Much has been made of the differences between “Classical Latin”, that is, the Latin that the Romans used during their zenith, and “Medieval” or “Church Latin”, the Latin that came afterward and was influenced by various foreign languages. Consequently, most Latin courses seek to introduce one or the other. However, these differences have been greatly exaggerated: the grammatical rules of the two are identical with a couple important exceptions, and the core vocabulary is largely the same as well. Consequently, anyone who has a reading knowledge of one can read the other, although he may need to consult a dictionary more frequently. Furthermore, Latin from the 14th century and afterwards begins to look more and more like Classical Latin. Thus, for students interested in learning to read Latin from all these periods, it makes little sense to specialize in one or the other. In this course, you will learn generic Latin, applicable both to Classical and Medieval authors. Whenever the two diverge (which is rare), you will learn both the Classical and Medieval method.

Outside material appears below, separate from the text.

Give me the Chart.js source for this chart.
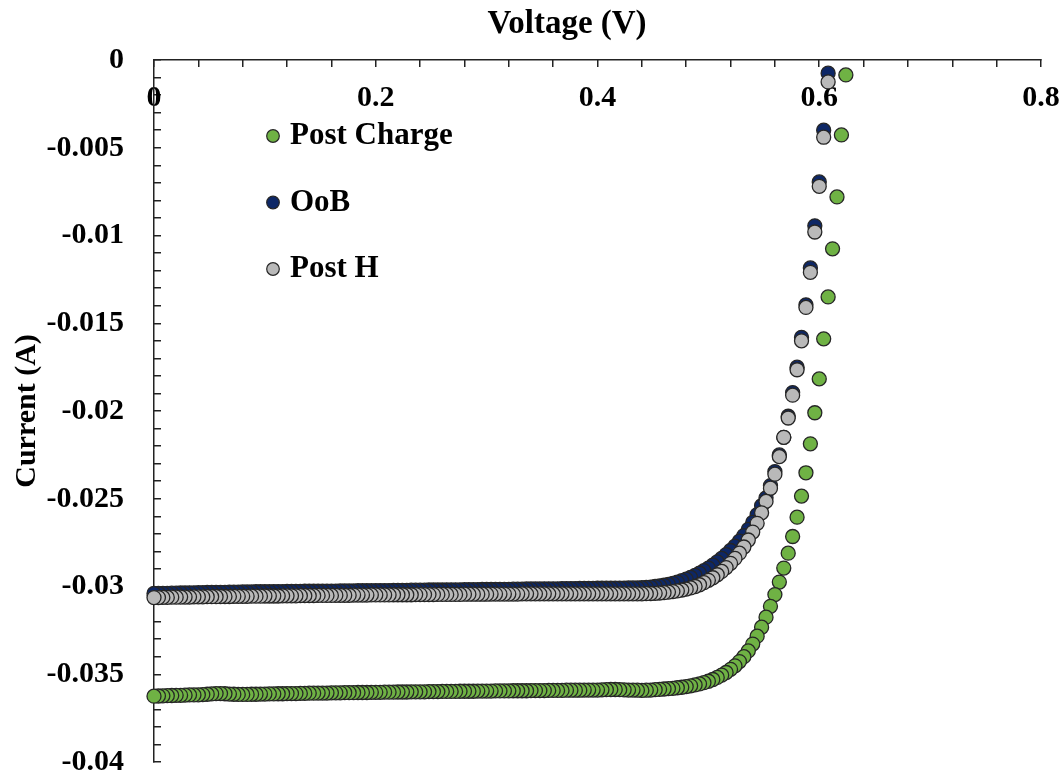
<!DOCTYPE html>
<html>
<head>
<meta charset="utf-8">
<script src="https://cdn.jsdelivr.net/npm/chart.js@4.4.1/dist/chart.umd.min.js"></script>
<style>
  html, body { margin: 0; padding: 0; background: #fff; }
</style>
</head>
<body>
<canvas id="chart" width="1064" height="773"></canvas>
<script>
// Sweep voltage (V), shared by all three curves
const voltage = [
  0, 0.004, 0.008, 0.012, 0.016, 0.02, 0.024, 0.028, 0.032, 0.036,
  0.04, 0.044, 0.048, 0.052, 0.056, 0.06, 0.064, 0.068, 0.072, 0.076,
  0.08, 0.084, 0.088, 0.092, 0.096, 0.1, 0.104, 0.108, 0.112, 0.116,
  0.12, 0.124, 0.128, 0.132, 0.136, 0.14, 0.144, 0.148, 0.152, 0.156,
  0.16, 0.164, 0.168, 0.172, 0.176, 0.18, 0.184, 0.188, 0.192, 0.196,
  0.2, 0.204, 0.208, 0.212, 0.216, 0.22, 0.224, 0.228, 0.232, 0.236,
  0.24, 0.244, 0.248, 0.252, 0.256, 0.26, 0.264, 0.268, 0.272, 0.276,
  0.28, 0.284, 0.288, 0.292, 0.296, 0.3, 0.304, 0.308, 0.312, 0.316,
  0.32, 0.324, 0.328, 0.332, 0.336, 0.34, 0.344, 0.348, 0.352, 0.356,
  0.36, 0.364, 0.368, 0.372, 0.376, 0.38, 0.384, 0.388, 0.392, 0.396,
  0.4, 0.404, 0.408, 0.412, 0.416, 0.42, 0.424, 0.428, 0.432, 0.436,
  0.44, 0.444, 0.448, 0.452, 0.456, 0.46, 0.464, 0.468, 0.472, 0.476,
  0.48, 0.484, 0.488, 0.492, 0.496, 0.5, 0.504, 0.508, 0.512, 0.516,
  0.52, 0.524, 0.528, 0.532, 0.536, 0.54, 0.544, 0.548, 0.552, 0.556,
  0.56, 0.564, 0.568, 0.572, 0.576, 0.58, 0.584, 0.588, 0.592, 0.596,
  0.6, 0.604, 0.608, 0.612, 0.616, 0.62, 0.624
];

// Current (A) for each curve, same index as voltage
const postCharge = [
  -0.03625, -0.03624, -0.03623, -0.03622, -0.03621, -0.0362, -0.0362, -0.03619, -0.03618, -0.03618,
  -0.03617, -0.03616, -0.03614, -0.03612, -0.0361, -0.0361, -0.03611, -0.03613, -0.03614, -0.03615,
  -0.03615, -0.03615, -0.03614, -0.03614, -0.03613, -0.03613, -0.03612, -0.03612, -0.03611, -0.03611,
  -0.0361, -0.0361, -0.0361, -0.03609, -0.03609, -0.03608, -0.03608, -0.03607, -0.03607, -0.03607,
  -0.03606, -0.03606, -0.03606, -0.03605, -0.03605, -0.03605, -0.03604, -0.03604, -0.03604, -0.03603,
  -0.03603, -0.03603, -0.03602, -0.03602, -0.03602, -0.03601, -0.03601, -0.03601, -0.036, -0.036,
  -0.036, -0.036, -0.03599, -0.03599, -0.03599, -0.03598, -0.03598, -0.03598, -0.03598, -0.03597,
  -0.03597, -0.03597, -0.03597, -0.03596, -0.03596, -0.03596, -0.03596, -0.03595, -0.03595, -0.03595,
  -0.03595, -0.03594, -0.03594, -0.03594, -0.03594, -0.03593, -0.03593, -0.03593, -0.03593, -0.03592,
  -0.03592, -0.03592, -0.03592, -0.03591, -0.03591, -0.03591, -0.03591, -0.0359, -0.0359, -0.0359,
  -0.0359, -0.03589, -0.03588, -0.03587, -0.03587, -0.03588, -0.03589, -0.0359, -0.0359, -0.03591,
  -0.03592, -0.03591, -0.0359, -0.03588, -0.03586, -0.03584, -0.03582, -0.0358, -0.03577, -0.03574,
  -0.0357, -0.03566, -0.03561, -0.03555, -0.03548, -0.0354, -0.0353, -0.03518, -0.03505, -0.0349,
  -0.03472, -0.03452, -0.03428, -0.034, -0.03367, -0.03328, -0.03283, -0.03232, -0.03175, -0.03113,
  -0.03046, -0.02975, -0.02895, -0.0281, -0.02715, -0.02605, -0.02485, -0.02352, -0.02187, -0.0201,
  -0.01817, -0.01589, -0.0135, -0.01076, -0.0078, -0.00427, -0.00085
];

const oob = [
  -0.0304, -0.0304, -0.03039, -0.03039, -0.03038, -0.03038, -0.03037, -0.03037, -0.03036, -0.03036,
  -0.03035, -0.03035, -0.03034, -0.03034, -0.03033, -0.03033, -0.03033, -0.03032, -0.03032, -0.03032,
  -0.03031, -0.03031, -0.03031, -0.0303, -0.0303, -0.0303, -0.0303, -0.03029, -0.03029, -0.03029,
  -0.03028, -0.03028, -0.03028, -0.03028, -0.03027, -0.03027, -0.03027, -0.03027, -0.03026, -0.03026,
  -0.03026, -0.03026, -0.03025, -0.03025, -0.03025, -0.03025, -0.03024, -0.03024, -0.03024, -0.03024,
  -0.03023, -0.03023, -0.03023, -0.03023, -0.03022, -0.03022, -0.03022, -0.03022, -0.03021, -0.03021,
  -0.03021, -0.03021, -0.0302, -0.0302, -0.0302, -0.0302, -0.03019, -0.03019, -0.03019, -0.03019,
  -0.03018, -0.03018, -0.03018, -0.03018, -0.03017, -0.03017, -0.03017, -0.03016, -0.03016, -0.03016,
  -0.03016, -0.03015, -0.03015, -0.03015, -0.03014, -0.03014, -0.03014, -0.03014, -0.03013, -0.03013,
  -0.03013, -0.03013, -0.03012, -0.03012, -0.03012, -0.03012, -0.03011, -0.03011, -0.03011, -0.03011,
  -0.0301, -0.0301, -0.0301, -0.0301, -0.03009, -0.03009, -0.03009, -0.03008, -0.03008, -0.03008,
  -0.03007, -0.03005, -0.03003, -0.03, -0.02997, -0.02993, -0.02988, -0.02982, -0.02975, -0.02967,
  -0.02958, -0.02948, -0.02937, -0.02924, -0.0291, -0.02895, -0.02878, -0.0286, -0.0284, -0.02818,
  -0.02795, -0.0277, -0.02742, -0.0271, -0.02675, -0.02635, -0.0259, -0.0254, -0.02495, -0.02425,
  -0.02345, -0.0225, -0.0215, -0.0203, -0.01895, -0.0175, -0.0158, -0.01395, -0.01185, -0.00945,
  -0.00695, -0.004, -0.00075
];

const postH = [
  -0.03063, -0.03063, -0.03062, -0.03062, -0.03061, -0.03061, -0.0306, -0.0306, -0.0306, -0.03059,
  -0.03059, -0.03059, -0.03058, -0.03058, -0.03058, -0.03057, -0.03057, -0.03057, -0.03056, -0.03056,
  -0.03056, -0.03056, -0.03055, -0.03055, -0.03055, -0.03054, -0.03054, -0.03054, -0.03054, -0.03053,
  -0.03053, -0.03053, -0.03053, -0.03052, -0.03052, -0.03052, -0.03052, -0.03051, -0.03051, -0.03051,
  -0.03051, -0.0305, -0.0305, -0.0305, -0.0305, -0.03049, -0.03049, -0.03049, -0.03049, -0.03048,
  -0.03048, -0.03048, -0.03048, -0.03048, -0.03047, -0.03047, -0.03047, -0.03047, -0.03047, -0.03046,
  -0.03046, -0.03046, -0.03046, -0.03046, -0.03045, -0.03045, -0.03045, -0.03045, -0.03045, -0.03045,
  -0.03044, -0.03044, -0.03044, -0.03044, -0.03044, -0.03044, -0.03043, -0.03043, -0.03043, -0.03043,
  -0.03043, -0.03043, -0.03043, -0.03042, -0.03042, -0.03042, -0.03042, -0.03042, -0.03042, -0.03042,
  -0.03042, -0.03042, -0.03042, -0.03042, -0.03042, -0.03042, -0.03042, -0.03042, -0.03042, -0.03042,
  -0.03042, -0.03042, -0.03042, -0.03042, -0.03042, -0.03042, -0.03042, -0.03042, -0.03042, -0.03042,
  -0.03042, -0.03041, -0.0304, -0.03039, -0.03037, -0.03035, -0.03032, -0.03029, -0.03025, -0.0302,
  -0.03015, -0.03008, -0.03, -0.0299, -0.02978, -0.02965, -0.0295, -0.02933, -0.02914, -0.02892,
  -0.02868, -0.0284, -0.0281, -0.02775, -0.02735, -0.0269, -0.0264, -0.0258, -0.02515, -0.0244,
  -0.0236, -0.0226, -0.0215, -0.0204, -0.0191, -0.01765, -0.016, -0.0141, -0.0121, -0.0098,
  -0.0072, -0.0044, -0.00125
];

const seriesNames = ['Post Charge', 'OoB', 'Post H'];
const seriesColors = ['#6fb244', '#0d2766', '#b9b9b9'];
const edgeColor = '#262626';
const xTitle = 'Voltage (V)';
const yTitle = 'Current (A)';

const serif = '"Liberation Serif", "Times New Roman", serif';

// the sweep runs from Voc down to 0 V, so the low-voltage points sit on top
function toPoints(current) {
  const pts = [];
  for (let i = current.length - 1; i >= 0; i--) {
    pts.push({ x: voltage[i], y: current[i] });
  }
  return pts;
}

function makeSet(idx, current, order) {
  return {
    label: seriesNames[idx],
    data: toPoints(current),
    order: order,
    pointRadius: 7,
    pointHoverRadius: 7,
    pointBorderWidth: 1.3,
    pointBackgroundColor: seriesColors[idx],
    pointBorderColor: edgeColor,
    showLine: false,
    clip: false
  };
}

// legend inside the plot + x axis title, drawn after the chart
const extras = {
  id: 'extras',
  afterDraw(chart) {
    const ctx = chart.ctx;
    ctx.save();
    ctx.fillStyle = '#000';
    ctx.textBaseline = 'middle';
    ctx.textAlign = 'center';
    ctx.font = 'bold 33px ' + serif;
    ctx.fillText(xTitle, 567, 24);

    ctx.textAlign = 'left';
    ctx.font = 'bold 31px ' + serif;
    seriesNames.forEach((name, i) => {
      const y = 136 + i * 66.5;
      ctx.beginPath();
      ctx.arc(273, y, 6.3, 0, Math.PI * 2);
      ctx.fillStyle = seriesColors[i];
      ctx.fill();
      ctx.lineWidth = 1.2;
      ctx.strokeStyle = edgeColor;
      ctx.stroke();
      ctx.fillStyle = '#000';
      ctx.fillText(name, 290, y);
    });
    ctx.restore();
  }
};

new Chart(document.getElementById('chart'), {
  type: 'scatter',
  data: {
    datasets: [
      makeSet(0, postCharge, 0),
      makeSet(1, oob, 2),
      makeSet(2, postH, 1)
    ]
  },
  options: {
    responsive: false,
    animation: false,
    events: [],
    layout: { padding: { top: 0, right: 23, bottom: 11, left: 0 } },
    plugins: {
      legend: { display: false },
      tooltip: { enabled: false }
    },
    scales: {
      x: {
        type: 'linear',
        position: 'top',
        min: 0,
        max: 0.8,
        afterFit(scale) {
          scale.height = 60;
          scale.paddingLeft = 0;
          scale.paddingRight = 0;
        },
        border: { color: '#222', width: 1.5 },
        grid: { drawOnChartArea: false, drawTicks: true, tickLength: -7, color: '#222', lineWidth: 1.5 },
        ticks: {
          stepSize: 0.04,
          autoSkip: false,
          maxRotation: 0,
          minRotation: 0,
          mirror: true,
          padding: 23,
          color: '#000',
          font: { family: serif, size: 30, weight: 'bold', lineHeight: 1 },
          callback: (v) => (Math.round(v * 100) % 20 === 0 ? String(Math.round(v * 10) / 10) : '')
        }
      },
      y: {
        type: 'linear',
        position: 'left',
        min: -0.04,
        max: 0,
        afterFit(scale) {
          scale.width = 154;
          scale.paddingTop = 0;
          scale.paddingBottom = 0;
        },
        border: { color: '#222', width: 1.5 },
        grid: { drawOnChartArea: false, drawTicks: true, tickLength: -7, color: '#222', lineWidth: 1.5 },
        title: {
          display: true,
          text: yTitle,
          color: '#000',
          padding: { top: 12, bottom: 0 },
          font: { family: serif, size: 30, weight: 'bold', lineHeight: 1 }
        },
        ticks: {
          stepSize: 0.001,
          maxTicksLimit: 100,
          autoSkip: false,
          padding: 37,
          color: '#000',
          font: { family: serif, size: 30, weight: 'bold', lineHeight: 1 },
          callback: (v) => (Math.round(v * 1000) % 5 === 0 ? String(Math.round(v * 1000) / 1000) : '')
        }
      }
    }
  },
  plugins: [extras]
});
</script>
</body>
</html>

There are two major teaching methodologies popular among contemporary Latin educators: the so-called Grammatical Method, which makes heavy use of grammatical explanation and formulaic translation into English; and the so-called Natural Method, which prefers introducing grammatical concepts through readings and illustrations. NSA Latin incorporates both methodologies, as the mathematically minded tend to prefer grammatical explanation and the intuitive tend to prefer examples. Accordingly, each lesson begins with grammatical explanation and then ends with copious illustrated examples.
The readings for NSA Latin are derived from Latin translations of the Bible. In the beginning, short passages are taken from the Latin Vulgate and simplified so as to correspond to the student’s current knowledge of grammar and vocabulary. By the end of Level 1, those passages are only very lightly edited. In later levels, readings also will frequently be taken from reformation-era translations of the Bible, such as the Junius-Tremellius translation of the Old Testament, Theodore Beza’s translation of the New Testament and the Psalms, and Erasmus’s translation of the New Testament. This variety will better prepare students to read Latin from different eras.
Finally, NSA Latin relies heavily on exercises in Latin composition. Some may question why so much time should be spent on composition when all the practical application of Latin lies in reading. The reasoning is as follows. The ability to comprehend Latin well largely depends on a person’s ability to think in Latin. By learning to compose Latin correctly, a student learns to communicate his own thoughts in Latin and thereby learns what to expect when reading Latin text. Furthermore, it requires a much deeper level of knowledge to produce something in a language than merely to comprehend it. Thus, students develop a much firmer foundation in the fundamentals of Latin by learning to write it first.